Staring at one at the end of the line left a decision, keep it or kill it. I've heard of their great table fair, but the venomous spines were intimidating 50-miles offshore. Between the 13 dorsal, 3 anal, and 2 pelvic spines, the lionfish's defenses are spectacular. We let it die before unhooking and releasing it.

Being stung by a lionfish is a painful experience by all accounts. Occasionally fatal, the sting of a venomous spine will emit intense throbbing, sharp pain, tingling sensations, sweating, and blistering.

As a result of their expansion, lionfish are to be killed before release. Those who keep lionfish note that they are extremely tasty cooked or as sushi, and as a result they should be appearing on restaurant menus where supply is available. Perhaps one of the few positives of the lionfish invasion will be the economic impact they can provide for the sale and serving of lionfish at restaurants.

"We would love to serve them at our restaurants if we could get a fresh supply," says Ed Chiles, owner of the popular Sandbar, Beachhouse, and Mar-Vista seafood restaurants. "I think all of our friends in the business that are doing fresh seafood would do so as well if the supply is there and they are priced to be affordable."

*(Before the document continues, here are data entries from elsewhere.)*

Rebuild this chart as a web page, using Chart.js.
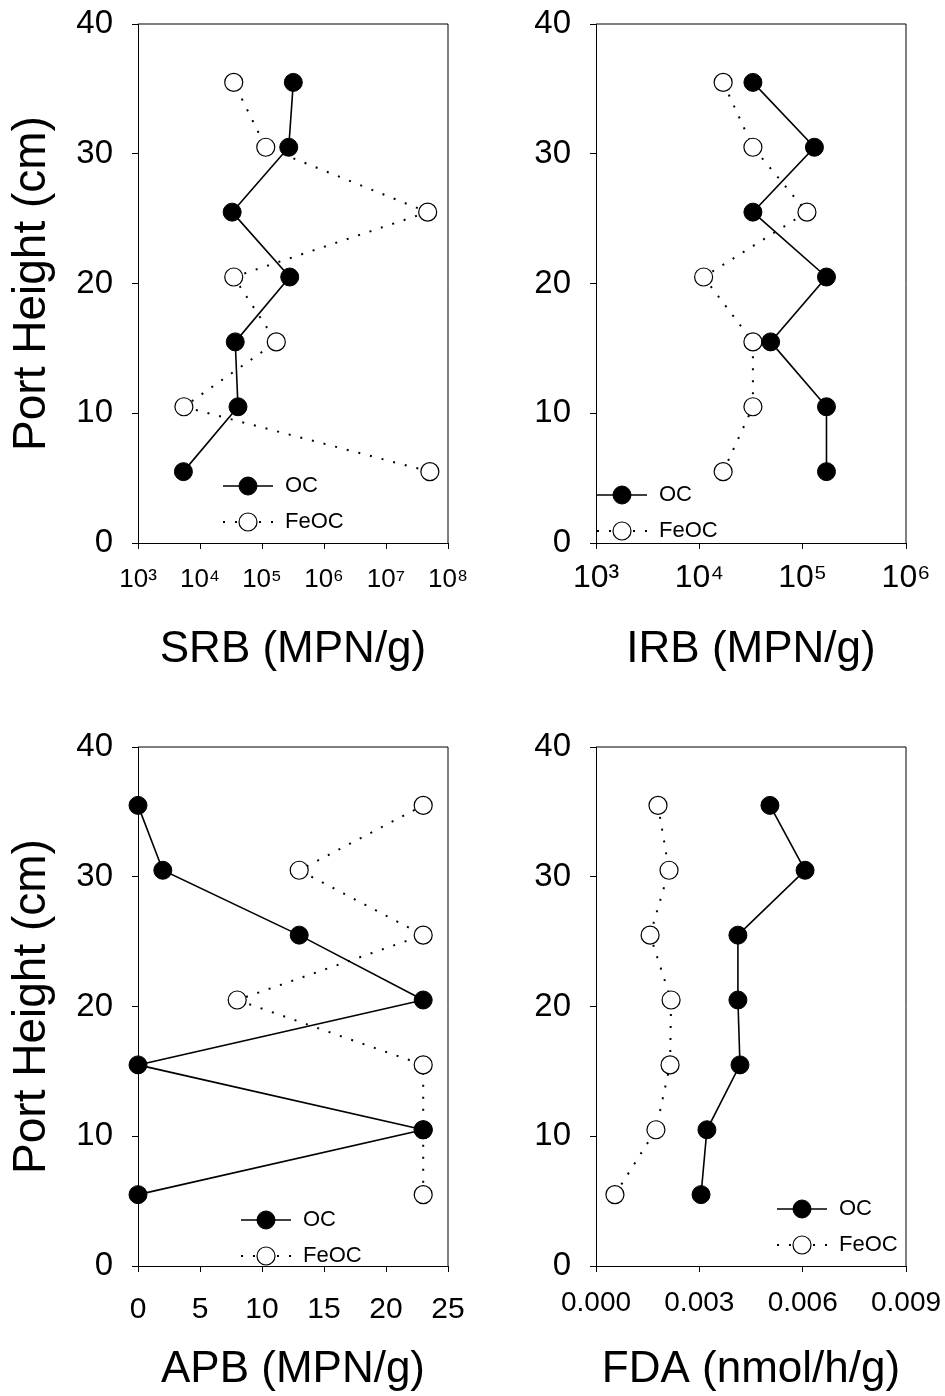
<!DOCTYPE html>
<html>
<head>
<meta charset="utf-8">
<script src="https://cdn.jsdelivr.net/npm/chart.js@4.4.1/dist/chart.umd.min.js"></script>
<style>
  html, body { margin: 0; padding: 0; background: #fff; }
  body { width: 945px; height: 1396px; position: relative; overflow: hidden; }
  canvas { position: absolute; }
</style>
</head>
<body>
<canvas id="srb" width="472" height="698" style="left:0;top:0"></canvas>
<canvas id="irb" width="473" height="698" style="left:472px;top:0"></canvas>
<canvas id="apb" width="472" height="698" style="left:0;top:698px"></canvas>
<canvas id="fda" width="473" height="698" style="left:472px;top:698px"></canvas>
<script>
// sampling ports (cm), bottom to top
const portHeight = [5.5, 10.5, 15.5, 20.5, 25.5, 30.5, 35.5];
const seriesNames = ['OC', 'FeOC'];

const srbOC = [5.4e3, 4.1e4, 3.7e4, 2.8e5, 3.3e4, 2.7e5, 3.2e5];
const srbFeOC = [5.1e7, 5.5e3, 1.7e5, 3.5e4, 4.7e7, 1.15e5, 3.5e4];
const irbOC = [1.7e5, 1.7e5, 4.9e4, 1.7e5, 3.3e4, 1.3e5, 3.3e4];
const irbFeOC = [1.7e4, 3.3e4, 3.3e4, 1.1e4, 1.1e5, 3.3e4, 1.7e4];
const apbOC = [0, 23, 0, 23, 13, 2, 0];
const apbFeOC = [23, 23, 23, 8, 23, 13, 23];
const fdaOC = [0.00305, 0.00322, 0.00418, 0.00412, 0.00412, 0.00607, 0.00505];
const fdaFeOC = [0.00055, 0.00174, 0.00215, 0.00218, 0.00157, 0.00212, 0.0018];

const heightTicks = [0, 10, 20, 30, 40];
const srbTicks = [1e3, 1e4, 1e5, 1e6, 1e7, 1e8];
const irbTicks = [1e3, 1e4, 1e5, 1e6];
const apbTicks = [0, 5, 10, 15, 20, 25];
const fdaTicks = [0, 0.003, 0.006, 0.009];

const FONT = "'Liberation Sans', Arial, sans-serif";
const supDigits = '⁰¹²³⁴⁵⁶⁷⁸⁹';

// top and right sides of the plot frame
const boxPlugin = {
    id: 'box',
    beforeDatasetsDraw(chart) {
        const { ctx, chartArea: a } = chart;
        ctx.save();
        ctx.strokeStyle = '#000';
        ctx.lineWidth = 1;
        ctx.beginPath();
        ctx.moveTo(a.left, a.top);
        ctx.lineTo(a.right, a.top);
        ctx.lineTo(a.right, a.bottom);
        ctx.stroke();
        ctx.restore();
    }
};

// small in-plot key, one row per dataset
const keyPlugin = {
    id: 'key',
    afterDraw(chart, args, opts) {
        const { ctx, chartArea: a } = chart;
        chart.data.datasets.forEach((ds, i) => {
            const x0 = a.left + opts.x;
            const y = a.top + opts.y + i * opts.rowGap;
            ctx.save();
            ctx.strokeStyle = ds.borderColor;
            ctx.lineWidth = ds.borderWidth;
            ctx.setLineDash(ds.borderDash || []);
            ctx.beginPath();
            ctx.moveTo(x0, y);
            ctx.lineTo(x0 + opts.lineLen, y);
            ctx.stroke();
            ctx.setLineDash([]);
            ctx.beginPath();
            ctx.arc(x0 + opts.lineLen / 2, y, ds.pointRadius, 0, Math.PI * 2);
            ctx.fillStyle = ds.pointBackgroundColor;
            ctx.fill();
            ctx.lineWidth = ds.pointBorderWidth;
            ctx.strokeStyle = ds.pointBorderColor;
            ctx.stroke();
            ctx.fillStyle = '#000';
            ctx.font = opts.fontSize + 'px ' + FONT;
            ctx.textBaseline = 'middle';
            ctx.fillText(ds.label, x0 + opts.lineLen + opts.textGap, y);
            ctx.restore();
        });
    }
};

function seriesSets(ocVals, feVals) {
    return [
        {
            label: seriesNames[0],
            data: ocVals.map((v, i) => ({ x: v, y: portHeight[i] })),
            showLine: true,
            borderColor: '#000',
            borderWidth: 1.6,
            pointRadius: 9,
            pointBackgroundColor: '#000',
            pointBorderColor: '#000',
            pointBorderWidth: 1,
            clip: false,
            order: 0
        },
        {
            label: seriesNames[1],
            data: feVals.map((v, i) => ({ x: v, y: portHeight[i] })),
            showLine: true,
            borderColor: '#000',
            borderWidth: 2,
            borderDash: [2, 10],
            pointRadius: 9,
            pointBackgroundColor: '#fff',
            pointBorderColor: '#000',
            pointBorderWidth: 1.2,
            clip: false,
            order: 1
        }
    ];
}

function drawPanel(id, p) {
    const canvas = document.getElementById(id);
    const w = canvas.width, h = canvas.height;
    const xAxis = {
        type: p.log ? 'logarithmic' : 'linear',
        position: 'bottom',
        min: p.xTicks[0],
        max: p.xTicks[p.xTicks.length - 1],
        afterBuildTicks: s => { s.ticks = p.xTicks.map(v => ({ value: v, major: true })); },
        afterFit: s => {
            s.height = h - p.area.b;
            s.paddingLeft = 0; s.paddingRight = 0;
        },
        ticks: {
            font: { family: FONT, size: p.xFont },
            color: '#000',
            padding: p.xPad,
            maxRotation: 0,
            autoSkip: false,
            callback: p.xLabel
        },
        grid: { drawOnChartArea: false, tickLength: 6, color: '#000' },
        border: { color: '#000', width: 1 },
        title: {
            display: true,
            text: p.xTitle,
            font: { family: FONT, size: 44 },
            color: '#000',
            padding: { top: 0, bottom: p.titlePad }
        }
    };
    const yAxis = {
        type: 'linear',
        position: 'left',
        min: 0,
        max: 40,
        afterBuildTicks: s => { s.ticks = heightTicks.map(v => ({ value: v })); },
        afterFit: s => {
            s.width = p.area.l;
            s.paddingTop = 0; s.paddingBottom = 0;
        },
        ticks: { font: { family: FONT, size: 33 }, color: '#000', padding: 19 },
        grid: { drawOnChartArea: false, tickLength: 6, color: '#000' },
        border: { color: '#000', width: 1 },
        title: {
            display: p.yTitle,
            text: 'Port Height (cm)',
            font: { family: FONT, size: 46 },
            color: '#000',
            padding: { top: 5, bottom: 0 }
        }
    };

    new Chart(canvas.getContext('2d'), {
        type: 'scatter',
        data: { datasets: seriesSets(p.oc, p.fe) },
        options: {
            responsive: false,
            animation: false,
            events: [],
            layout: { padding: { left: 0, top: p.area.t, right: w - p.area.r, bottom: 0 } },
            scales: { x: xAxis, y: yAxis },
            plugins: {
                legend: { display: false },
                tooltip: { enabled: false },
                key: { x: p.key.x, y: p.key.y, rowGap: 36, lineLen: 50, textGap: 12, fontSize: 22 }
            }
        },
        plugins: [boxPlugin, keyPlugin]
    });
}

const powerLabel = v => '10' + supDigits[Math.round(Math.log10(v))];

drawPanel('srb', {
    log: true, xTicks: srbTicks, xLabel: powerLabel, xFont: 26, xPad: 15,
    xTitle: 'SRB (MPN/g)', titlePad: 22, yTitle: true,
    oc: srbOC, fe: srbFeOC,
    area: { l: 138, r: 448, t: 24, b: 543 },
    key: { x: 85, y: 462 }
});
drawPanel('irb', {
    log: true, xTicks: irbTicks, xLabel: powerLabel, xFont: 32, xPad: 10,
    xTitle: 'IRB (MPN/g)', titlePad: 22, yTitle: false,
    oc: irbOC, fe: irbFeOC,
    area: { l: 124, r: 434, t: 24, b: 543 },
    key: { x: 1, y: 471 }
});
drawPanel('apb', {
    log: false, xTicks: apbTicks, xLabel: v => String(v), xFont: 30, xPad: 20,
    xTitle: 'APB (MPN/g)', titlePad: 0, yTitle: true,
    oc: apbOC, fe: apbFeOC,
    area: { l: 138, r: 448, t: 49, b: 568 },
    key: { x: 103, y: 473 }
});
drawPanel('fda', {
    log: false, xTicks: fdaTicks, xLabel: v => v.toFixed(3), xFont: 28, xPad: 14,
    xTitle: 'FDA (nmol/h/g)', titlePad: 0, yTitle: false,
    oc: fdaOC, fe: fdaFeOC,
    area: { l: 124, r: 434, t: 49, b: 568 },
    key: { x: 181, y: 462 }
});
</script>
</body>
</html>
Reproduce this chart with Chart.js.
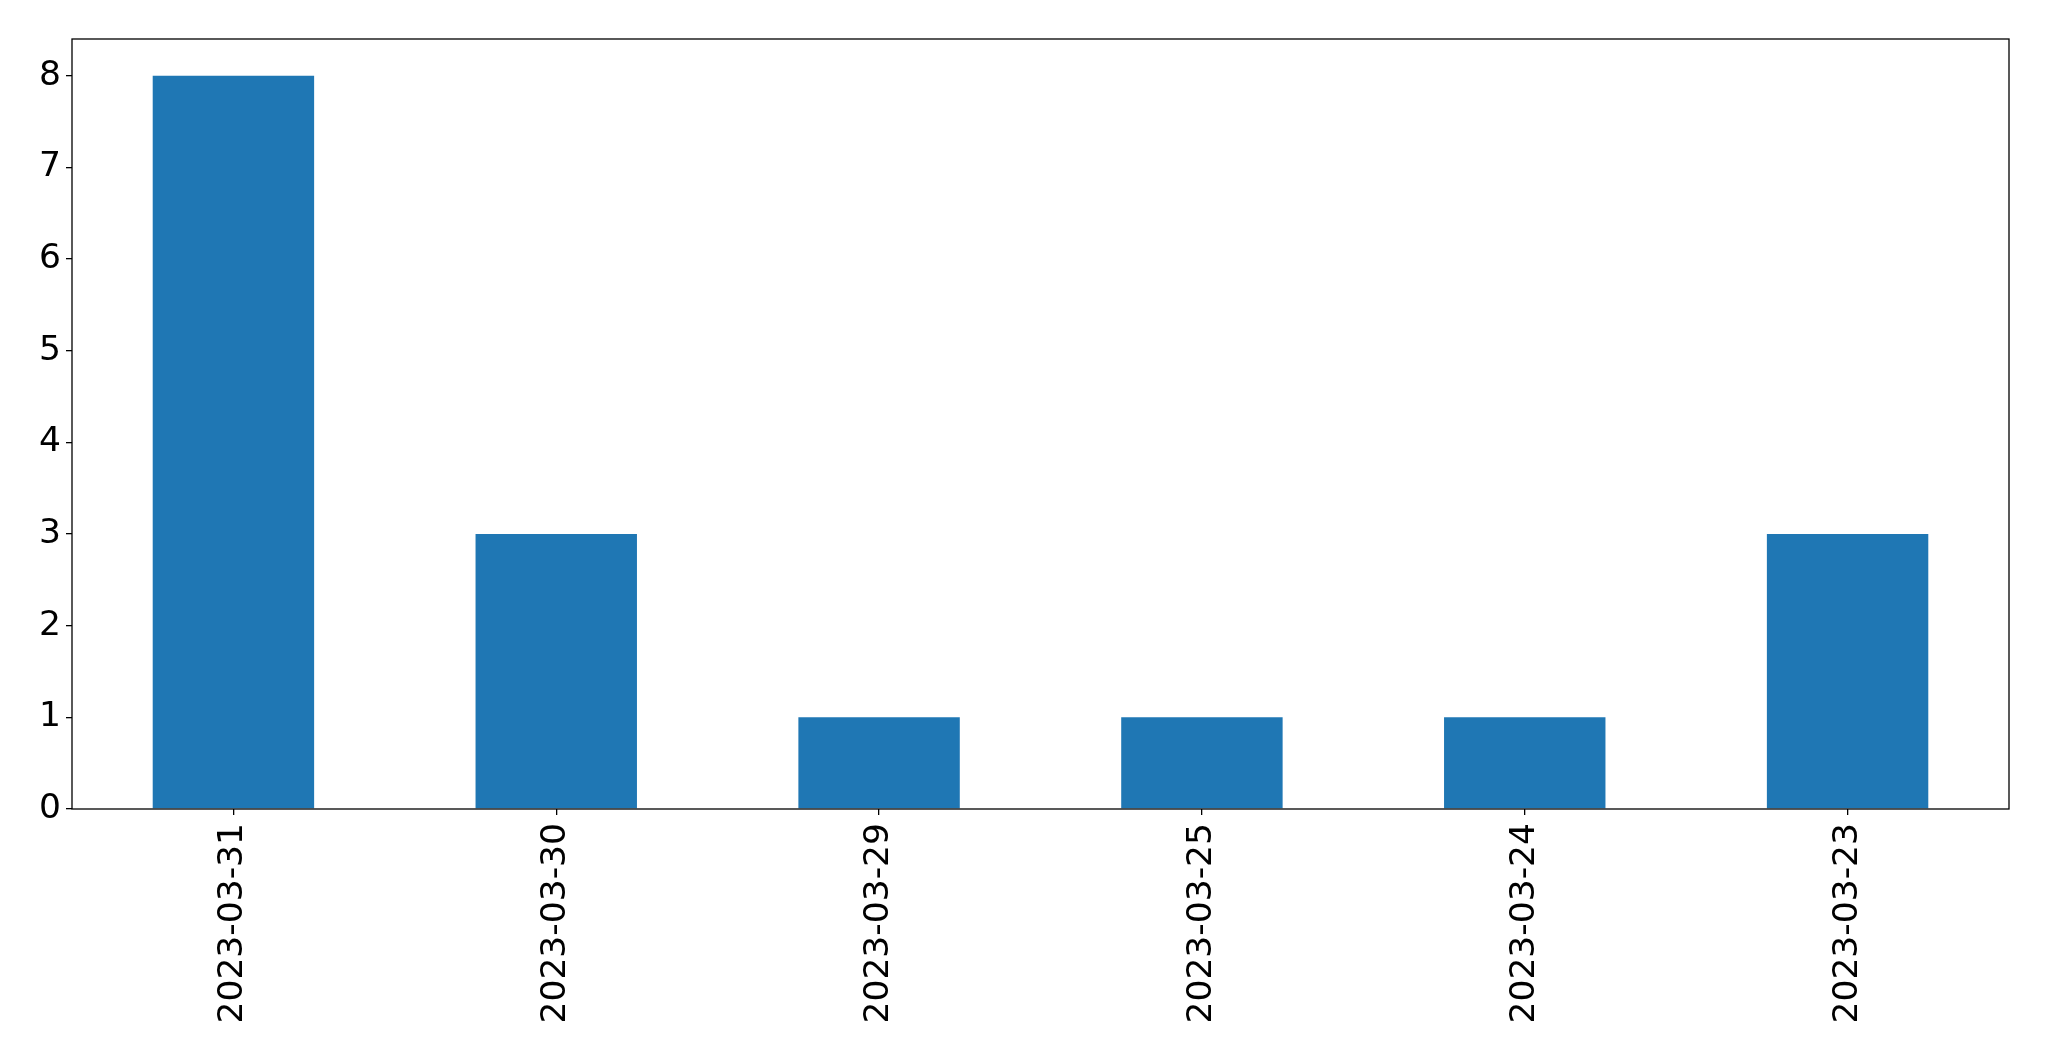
<!DOCTYPE html>
<html>
<head>
<meta charset="utf-8">
<script src="https://cdn.jsdelivr.net/npm/chart.js@4/dist/chart.umd.min.js"></script>
<style>
  html, body { margin: 0; padding: 0; background: #fff; }
  #wrap { width: 2049px; height: 1061px; }
</style>
</head>
<body>
<div id="wrap"><canvas id="barChart" width="2049" height="1061"></canvas></div>
<script>
const dates = ['2023-03-31', '2023-03-30', '2023-03-29', '2023-03-25', '2023-03-24', '2023-03-23'];
const counts = [8, 3, 1, 1, 1, 3];
const yTicks = [0, 1, 2, 3, 4, 5, 6, 7, 8];

// box around the plot area, like matplotlib spines
const frame = {
    id: 'frame',
    afterDraw(chart) {
        const { ctx, chartArea: a } = chart;
        ctx.save();
        ctx.strokeStyle = '#000';
        ctx.lineWidth = 1.3;
        ctx.strokeRect(a.left, a.top, a.right - a.left, a.bottom - a.top);
        ctx.restore();
    }
};

const ctx = document.getElementById('barChart').getContext('2d');
new Chart(ctx, {
    type: 'bar',
    data: {
        labels: dates,
        datasets: [{
            data: counts,
            backgroundColor: '#1f77b4',
            borderWidth: 0,
            categoryPercentage: 1.0,
            barPercentage: 0.5
        }]
    },
    options: {
        responsive: false,
        animation: false,
        layout: { padding: { left: 0, top: 39, right: 40, bottom: 0 } },
        plugins: {
            legend: { display: false },
            tooltip: { enabled: false }
        },
        scales: {
            x: {
                grid: { offset: false, drawOnChartArea: false, drawTicks: true, tickLength: 6, color: '#000', lineWidth: 1.3 },
                border: { display: false },
                ticks: {
                    color: '#000',
                    font: { family: 'DejaVu Sans', size: 34.5 },
                    minRotation: 90,
                    maxRotation: 90,
                    padding: 8
                },
                afterFit(scale) { scale.height = 252; }
            },
            y: {
                min: 0,
                max: 8.4,
                afterBuildTicks(scale) { scale.ticks = yTicks.map(v => ({ value: v })); },
                grid: { drawOnChartArea: false, drawTicks: true, tickLength: 6, color: '#000', lineWidth: 1.3 },
                border: { display: false },
                ticks: {
                    color: '#000',
                    font: { family: 'DejaVu Sans', size: 34.5 },
                    padding: 5
                },
                afterFit(scale) { scale.width = 72; }
            }
        }
    },
    plugins: [frame]
});
</script>
</body>
</html>
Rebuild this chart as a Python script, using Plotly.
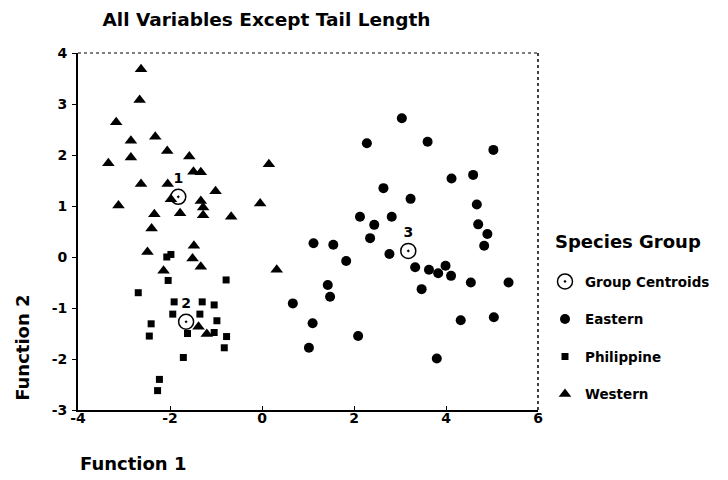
import plotly.graph_objects as go

# ---- data ----
eastern_x = [3.04, 2.28, 3.60, 5.03, 4.12, 4.59, 2.64, 3.23, 4.67, 2.13, 2.82, 2.44, 4.70, 4.90,
             4.83, 2.35, 1.12, 1.55, 1.83, 2.77, 3.33, 3.63, 3.83, 3.99, 4.11, 4.54, 5.36, 3.47,
             1.43, 1.48, 0.67, 1.10, 2.09, 1.02, 4.32, 5.04, 3.80]
eastern_y = [2.72, 2.23, 2.26, 2.10, 1.54, 1.61, 1.35, 1.14, 1.03, 0.79, 0.79, 0.63, 0.64, 0.45,
             0.22, 0.37, 0.27, 0.24, -0.08, 0.06, -0.20, -0.25, -0.32, -0.17, -0.37, -0.50, -0.50, -0.63,
             -0.55, -0.78, -0.91, -1.30, -1.55, -1.78, -1.24, -1.18, -1.99]

philippine_x = [-2.07, -1.98, -2.04, -0.78, -2.69, -1.91, -1.30, -1.04, -1.94, -1.35, -0.98, -2.41,
                -2.45, -1.04, -1.62, -0.77, -0.82, -1.71, -2.23, -2.27]
philippine_y = [0.00, 0.05, -0.46, -0.45, -0.70, -0.88, -0.88, -0.94, -1.12, -1.12, -1.25, -1.31,
                -1.55, -1.48, -1.50, -1.56, -1.78, -1.97, -2.40, -2.62]

western_x = [-2.63, -2.66, -3.17, -2.85, -2.32, -2.06, -3.34, -2.85, -1.58, -1.49, -1.33, 0.15,
             -2.63, -2.05, -1.98, -1.01, -3.12, -1.33, -1.28, -0.04, -1.78, -2.34, -1.28, -0.67,
             -2.40, -2.49, -1.48, -1.51, -1.33, -2.14, 0.32, -1.38, -1.20]
western_y = [3.68, 3.08, 2.64, 2.28, 2.36, 2.08, 1.84, 1.95, 1.97, 1.67, 1.66, 1.82,
             1.43, 1.43, 1.13, 1.29, 1.01, 1.10, 0.97, 1.05, 0.86, 0.84, 0.82, 0.79,
             0.56, 0.10, 0.22, -0.03, -0.19, -0.27, -0.25, -1.37, -1.51]

centroid_x = [-1.82, -1.65, 3.18]
centroid_y = [1.18, -1.27, 0.12]
centroid_labels = ["1", "2", "3"]

x_ticks = [-4, -2, 0, 2, 4, 6]
y_ticks = [-3, -2, -1, 0, 1, 2, 3, 4]

FONT = "DejaVu Sans"

fig = go.Figure()

fig.add_trace(go.Scatter(
    x=centroid_x, y=centroid_y, mode="markers+text", name="Group Centroids",
    text=centroid_labels, textposition="top center",
    textfont=dict(family=FONT, size=14, color="black", weight="bold"),
    marker=dict(symbol="circle-open-dot", size=15, color="black", line=dict(width=1.5, color="black")),
    legendgroup="c", cliponaxis=False,
))
fig.add_trace(go.Scatter(
    x=eastern_x, y=eastern_y, mode="markers", name="Eastern",
    marker=dict(symbol="circle", size=10, color="black"), legendgroup="e",
))
fig.add_trace(go.Scatter(
    x=philippine_x, y=philippine_y, mode="markers", name="Philippine",
    marker=dict(symbol="square", size=7, color="black"), legendgroup="p",
))
fig.add_trace(go.Scatter(
    x=western_x, y=western_y, mode="markers", name="Western",
    marker=dict(symbol="triangle-up", size=11, color="black"), legendgroup="w",
))

# the page adds an 8px body margin, so the figure is sized to fit inside the window
fig.update_layout(
    width=720, height=472,
    margin=dict(l=70, r=190, t=45, b=70),
    paper_bgcolor="white", plot_bgcolor="white",
    font=dict(family=FONT, color="black"),
    title=dict(text="All Variables Except Tail Length", x=0.359, xanchor="center",
               y=0.975, yanchor="middle",
               font=dict(family=FONT, size=18.5, color="black", weight="bold")),
    showlegend=True,
    legend=dict(
        x=1.0152, xanchor="left", y=0.403, yanchor="top",
        font=dict(family=FONT, size=13.5, color="black", weight="bold"),
        tracegroupgap=17, itemsizing="trace",
        bgcolor="rgba(0,0,0,0)",
    ),
    xaxis=dict(range=[-4, 6], tickvals=x_ticks, ticktext=[str(v) for v in x_ticks],
               showgrid=False, zeroline=False, showline=True, linecolor="black", linewidth=2,
               ticks="inside", ticklen=4, tickcolor="black", ticklabelstandoff=-6,
               tickfont=dict(family=FONT, size=14, color="black", weight="bold")),
    yaxis=dict(range=[-3, 4], tickvals=y_ticks, ticktext=[str(v) for v in y_ticks],
               showgrid=False, zeroline=False, showline=True, linecolor="black", linewidth=2,
               ticks="outside", ticklen=4, tickcolor="black", ticklabelstandoff=2,
               tickfont=dict(family=FONT, size=14, color="black", weight="bold")),
)

# dotted top and right frame
fig.add_shape(type="line", xref="x domain", yref="y domain", x0=0, x1=1, y0=1, y1=1,
              line=dict(color="black", width=1, dash="dot"))
fig.add_shape(type="line", xref="x domain", yref="y domain", x0=1, x1=1, y0=0, y1=1,
              line=dict(color="black", width=1.5, dash="dot"))

# legend heading and axis titles placed as in the reference
fig.add_annotation(text="Species Group", xref="paper", yref="paper", x=1.0326, y=0.4706,
                   xanchor="left", yanchor="middle", showarrow=False,
                   font=dict(family=FONT, size=18, color="black", weight="bold"))
fig.add_annotation(text="Function 1", xref="paper", yref="paper", x=0.0, y=-0.151,
                   xanchor="left", yanchor="middle", showarrow=False,
                   font=dict(family=FONT, size=18, color="black", weight="bold"))
fig.add_annotation(text="Function 2", xref="paper", yref="paper", x=-0.1196, y=0.174,
                   xanchor="center", yanchor="middle", showarrow=False, textangle=-90,
                   font=dict(family=FONT, size=18, color="black", weight="bold"))

fig.write_html("out.html")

Locally it is difficult to find lionfish on a menu. Around the Florida Keys and Southeast Florida more restaurants are starting to serve lionfish as they dominate the reefs.

While lionfish may never be eliminated from our local ecosystem, it is possible supply and demand could help control the population. If you see it on a menu, give it a try. By all accounts it is delicious to eat, and the more we can eliminate, the better it will be for the future of the Gulf of Mexico.